How Long Was Bowe Bergdahl Captured For?

As Serial Season 2 continues to take us deeper and deeper into the well of previously unknown information about Bowe Bergdahl's capture by the Taliban, and his subsequent status as a prisoner of war until his release was negotiated, there are a lot of questions that listeners might have. This could be the first time you've ever properly heard this story, or the first time you've ever properly heard the details of this story, but trying to follow all the twists and turns and surprising places that Koenig mined for information can lead to some of the little details getting lost or forgotten. One such little detail is pretty integral to understanding Serial Season 2 Episode 4, because the entire episode, tellingly called "The Captors," focuses on fleshing out exactly what was happening to Bergdahl during his captivity. But how long was Bergdahl captured for? How long was he dealing with everything described in "The Captors" and "Escaping?"

Five years. Bergdahl was captured by the Taliban in June 2009, and was released by them in May 2014. That's just one month shy of five years in which, according to "The Captors," Bergdahl was chained to a bed, forced to make hostage videos to stay alive, and was isolated only in the company of people whose language he did not speak and who did not speak his language. "The Captors" also states that Bergdahl made at least two escape attempts during that five year span, both of them unsuccessful, and that he was moved around a lot and kept under lock and key because of the high-priority hostage he was and because his captors could tell that he was intelligent and well-trained enough to put an escape plan together if they gave him even the smallest drop of information.

Considering the reported circumstances under which he was kept, receiving at some points very little food or water and having to make due, on one escape attempt, on urine and grass alone, the fact that Bergdahl was able to survive for five years was nothing short of amazing. Getting to hear his side of the story via Koenig's excellent reporting has been a truly eye-opening experience, especially considering the controversy that surrounds his case and that, straight to the present day, Bergdahl is considered a traitor for leaving his army base — the move that led to his five-year capture by the Taliban in the first place.

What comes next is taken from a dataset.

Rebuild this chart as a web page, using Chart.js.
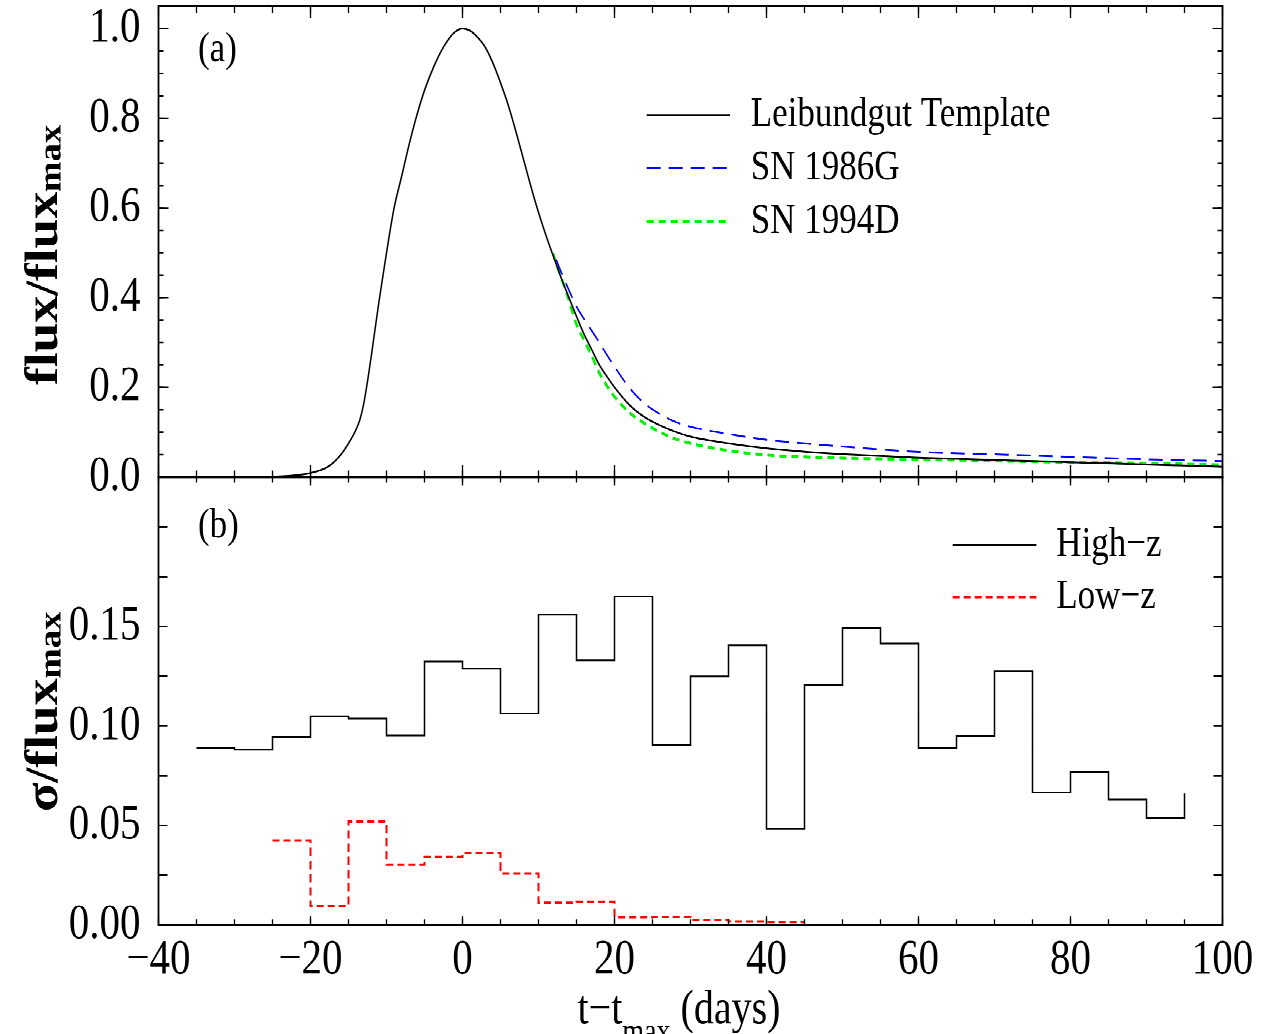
<!DOCTYPE html>
<html>
<head>
<meta charset="utf-8">
<script src="https://cdn.jsdelivr.net/npm/chart.js@4.4.1/dist/chart.umd.min.js"></script>
<style>
html,body{margin:0;padding:0;background:#fff;overflow:hidden;width:1265px;height:1034px}
#wrap{position:absolute;left:0;top:0;width:1265px;height:862px;transform:scaleY(1.19954);transform-origin:0 0}
#wrap canvas{position:absolute;left:0;top:0}
</style>
</head>
<body>
<div id="wrap">
<canvas id="top" width="1265" height="862"></canvas>
<canvas id="bottom" width="1265" height="862"></canvas>
</div>
<script>
// ---------------- data ----------------
const templateDay  = [-30,-25,-22,-20,-18,-17,-16,-15,-14,-13.5,-13,-12.5,-12,-11,-10,-9,-8,-7,-6,-5,-4,-3,-2,-1,0,1,2,3,4,5,6,7,8,9,10,11,12,13,14,15,16,17,18,19,20,22,24,26,28,30,35,40,45,50,55,60,65,70,75,80,85,90,95,100];
const templateFlux = [0,0.001,0.004,0.009,0.02,0.032,0.05,0.075,0.106,0.128,0.163,0.213,0.27,0.39,0.50,0.60,0.671,0.743,0.807,0.862,0.906,0.943,0.972,0.992,1.0,0.995,0.98,0.958,0.923,0.879,0.83,0.772,0.71,0.648,0.59,0.538,0.49,0.443,0.40,0.358,0.318,0.284,0.25,0.224,0.2,0.16,0.133,0.115,0.101,0.09,0.075,0.064,0.0565,0.051,0.047,0.043,0.0405,0.038,0.0355,0.033,0.0305,0.028,0.0255,0.023];

const sn1986gDay  = [12.3,13.7,15,16,17,18,19,20,22,24,26,28,30,35,40,45,50,60,70,80,90,100];
const sn1986gFlux = [0.485,0.428,0.38,0.352,0.326,0.30,0.272,0.246,0.198,0.163,0.14,0.123,0.112,0.096,0.083,0.075,0.068,0.056,0.0507,0.045,0.0395,0.0357];

const sn1994dDay  = [11.9,12.25,13.7,15,16,17,18,19,20,22,24,26,28,30,35,40,45,50,60,70,80,90,100];
const sn1994dFlux = [0.50,0.48,0.41,0.34,0.305,0.27,0.232,0.203,0.179,0.143,0.119,0.1,0.085,0.075,0.059,0.049,0.045,0.042,0.0395,0.036,0.033,0.0306,0.027];

const highZDay   = [-35,-30,-25,-20,-15,-10,-5,0,5,10,15,20,25,30,35,40,45,50,55,60,65,70,75,80,85,90,95];
const highZSigma = [0.0889,0.0881,0.0945,0.1048,0.1037,0.0953,0.1323,0.1288,0.1063,0.1559,0.133,0.165,0.0903,0.1249,0.1405,0.0482,0.1204,0.1492,0.1414,0.0888,0.0948,0.1276,0.0665,0.0767,0.063,0.0536,0.066];

const lowZDay   = [-25,-20,-15,-10,-5,0,5,10,15,20,25,30,35,40,45];
const lowZSigma = [0.0424,0.0094,0.0519,0.0303,0.0342,0.0362,0.0258,0.0111,0.0116,0.0038,0.0040,0.0025,0.0017,0.0015,0.0015];

const seriesLabelsTop    = ['Leibundgut Template','SN 1986G','SN 1994D'];
const seriesLabelsBottom = ['High\u2212z','Low\u2212z'];
const xTickStep = 20, yTopTickStep = 0.2, yBottomTickStep = 0.05;

// ---------------- helpers ----------------
const FONT = '"Liberation Serif", "Times New Roman", serif';
function pts(xs, ys){ return xs.map((x,i)=>({x:x, y:ys[i]})); }
function fmtDay(v){ return String(v).replace('-', '\u2212'); }

function drawParts(ctx, parts, x, y, align){
  let total = 0;
  parts.forEach(p=>{ ctx.font=(p.bold?'bold ':'')+p.size+'px '+FONT; p.w=ctx.measureText(p.t).width; total+=p.w; });
  let cx = align==='center' ? x-total/2 : x;
  ctx.textAlign='left'; ctx.textBaseline='alphabetic'; ctx.fillStyle='#000';
  parts.forEach(p=>{ ctx.font=(p.bold?'bold ':'')+p.size+'px '+FONT; ctx.fillText(p.t, cx, y+(p.dy||0)); cx+=p.w; });
}

const decorPlugin = {
  id:'decor',
  afterDraw(chart, args, o){
    const ctx = chart.ctx, a = chart.chartArea;
    const xs = chart.scales.x, ys = chart.scales.y;
    ctx.save();
    ctx.strokeStyle='#000';
    ctx.lineWidth=1.3;
    // inner ticks on x (top and bottom edges)
    [[o.xMinor,o.xMinorLen],[o.xMajor,o.xMajorLen]].forEach(([step,len])=>{
      for(let i=0;;i++){
        const v = xs.min + i*step; if(v > xs.max+1e-9) break;
        const px = xs.getPixelForValue(v);
        ctx.beginPath();
        ctx.moveTo(px,a.bottom); ctx.lineTo(px,a.bottom-len);
        ctx.moveTo(px,a.top); ctx.lineTo(px,a.top+len);
        ctx.stroke();
      }
    });
    // inner ticks on y (left and right edges)
    [[o.yMinor,o.yMinorLen],[o.yMajor,o.yMajorLen]].forEach(([step,len])=>{
      for(let i=0;;i++){
        const v = ys.min + i*step; if(v > ys.max+1e-9) break;
        const py = ys.getPixelForValue(v);
        ctx.beginPath();
        ctx.moveTo(a.left,py); ctx.lineTo(a.left+len,py);
        ctx.moveTo(a.right,py); ctx.lineTo(a.right-len,py);
        ctx.stroke();
      }
    });
    // frame
    ctx.lineWidth=1.8;
    ctx.strokeRect(a.left,a.top,a.right-a.left,a.bottom-a.top);

    // legend
    const L = o.legend;
    chart.data.datasets.forEach((ds,i)=>{
      const y = L.rows[i];
      ctx.save();
      ctx.strokeStyle = ds.borderColor; ctx.lineWidth = ds.borderWidth;
      ctx.setLineDash(ds.borderDash||[]);
      ctx.beginPath(); ctx.moveTo(L.x1,y); ctx.lineTo(L.x2,y); ctx.stroke();
      ctx.restore();
      ctx.fillStyle='#000'; ctx.font=L.size+'px '+FONT; ctx.textAlign='left'; ctx.textBaseline='middle';
      ctx.fillText(ds.label, L.tx, y);
    });
    // panel tag
    ctx.fillStyle='#000'; ctx.font=o.tag.size+'px '+FONT; ctx.textAlign='left'; ctx.textBaseline='middle';
    ctx.fillText(o.tag.text, o.tag.x, o.tag.y);

    // y title (rotated)
    ctx.save();
    ctx.translate(o.yTitle.x, o.yTitle.y);
    ctx.rotate(-Math.PI/2);
    ctx.scale(o.yTitle.sx, 1);
    drawParts(ctx, o.yTitle.parts, 0, 0, 'center');
    ctx.restore();

    // x title
    if(o.xTitle){ drawParts(ctx, o.xTitle.parts, o.xTitle.x, o.xTitle.y, 'center'); }
    ctx.restore();
  }
};

function fixBox(w,h){
  return function(s){
    if(w!==null) s.width=w;
    if(h!==null) s.height=h;
    s.paddingLeft=0; s.paddingRight=0; s.paddingTop=0; s.paddingBottom=0;
  };
}

function xScaleCfg(display, height){
  return {
    type:'linear', min:-40, max:100, display:display,
    grid:{display:false, drawTicks:false}, border:{display:false},
    ticks:{stepSize:xTickStep, autoSkip:false, maxRotation:0, minRotation:0, padding:5, color:'#000',
           font:{family:FONT, size:41}, callback:(v)=>fmtDay(v)},
    afterFit: fixBox(null, height)
  };
}

const common = {
  responsive:false, animation:false, devicePixelRatio:2,
  events:[],
  elements:{point:{radius:0}, line:{fill:false}}
};

// ---------------- top panel ----------------
new Chart(document.getElementById('top'), {
  type:'line',
  data:{datasets:[
    {label:seriesLabelsTop[0], data:pts(templateDay,templateFlux), borderColor:'#000000', borderWidth:1.5, pointRadius:0, cubicInterpolationMode:'monotone'},
    {label:seriesLabelsTop[1], data:pts(sn1986gDay,sn1986gFlux), borderColor:'#0000ff', borderWidth:1.5, borderDash:[14,8], pointRadius:0, cubicInterpolationMode:'monotone'},
    {label:seriesLabelsTop[2], data:pts(sn1994dDay,sn1994dFlux), borderColor:'#00f000', borderWidth:2.5, borderDash:[7,5], pointRadius:0, cubicInterpolationMode:'monotone'}
  ]},
  options:Object.assign({}, common, {
    layout:{padding:{left:0, right:42.5, top:5, bottom:464.3}},
    scales:{
      x: xScaleCfg(false, 0),
      y:{type:'linear', min:0, max:1.05,
         grid:{display:false, drawTicks:false}, border:{display:false},
         ticks:{stepSize:yTopTickStep, includeBounds:false, autoSkip:false, padding:18, color:'#000',
                font:{family:FONT, size:41}, callback:(v)=>v.toFixed(1)},
         afterFit: fixBox(158.5, null)}
    },
    plugins:{
      legend:{display:false}, tooltip:{enabled:false},
      decor:{
        xMajor:20, xMinor:5, xMajorLen:10, xMinorLen:5.5,
        yMajor:0.2, yMinor:0.05, yMajorLen:10, yMinorLen:5,
        legend:{x1:646.7, x2:730, tx:750.7, rows:[95.9,140.3,184.8], size:35},
        tag:{text:'(a)', x:198, y:41.7, size:35},
        yTitle:{x:57, y:212.6, sx:0.95, parts:[{t:'flux/flux', size:47, bold:true},{t:'max', size:32, bold:true, dy:3.5}]}
      }
    }
  }),
  plugins:[decorPlugin]
});

// ---------------- bottom panel ----------------
new Chart(document.getElementById('bottom'), {
  type:'line',
  data:{datasets:[
    {label:seriesLabelsBottom[0], data:pts(highZDay,highZSigma), stepped:'before', borderColor:'#000000', borderWidth:1.5, pointRadius:0},
    {label:seriesLabelsBottom[1], data:pts(lowZDay,lowZSigma), stepped:'before', borderColor:'#ff0000', borderWidth:2, borderDash:[7,4], pointRadius:0}
  ]},
  options:Object.assign({}, common, {
    layout:{padding:{left:0, right:42.5, top:397.7, bottom:0}},
    scales:{
      x: xScaleCfg(true, 90.9),
      y:{type:'linear', min:0, max:0.225,
         grid:{display:false, drawTicks:false}, border:{display:false},
         ticks:{stepSize:yBottomTickStep, includeBounds:false, autoSkip:false, padding:18, color:'#000',
                font:{family:FONT, size:41}, callback:(v)=> Math.abs(v-0.2)<1e-9 ? '' : v.toFixed(2)},
         afterFit: fixBox(158.5, null)}
    },
    plugins:{
      legend:{display:false}, tooltip:{enabled:false},
      decor:{
        xMajor:20, xMinor:5, xMajorLen:7, xMinorLen:4.5,
        yMajor:0.025, yMinor:0.025, yMajorLen:9, yMinorLen:9,
        legend:{x1:952.7, x2:1036.4, tx:1056.3, rows:[454.3,497.7], size:35},
        tag:{text:'(b)', x:198, y:438.6, size:35},
        yTitle:{x:57, y:593.3, sx:0.95, parts:[{t:'\u03c3/flux', size:47, bold:true},{t:'max', size:32, bold:true, dy:3.5}]},
        xTitle:{x:679, y:853.1, parts:[{t:'t\u2212t', size:40},{t:'max', size:28, dy:15.6},{t:' (days)', size:40}]}
      }
    }
  }),
  plugins:[decorPlugin]
});
</script>
</body>
</html>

Five years gives Serial a lot to cover and adapt over the course of the second season, especially since they have the account in Bergdahl's own words to work with, and I'm already excited to hear more. After all, being isolated and terrified for your life for five years is something that I can hardly wrap my mind around, but Serial Season 2 appears poised to make us all try to understand and empathize with that horrific experience. It's sobering and terrifying and eye-opening — and, honestly, I would expect nothing less from such a well-researched and well-handled podcast.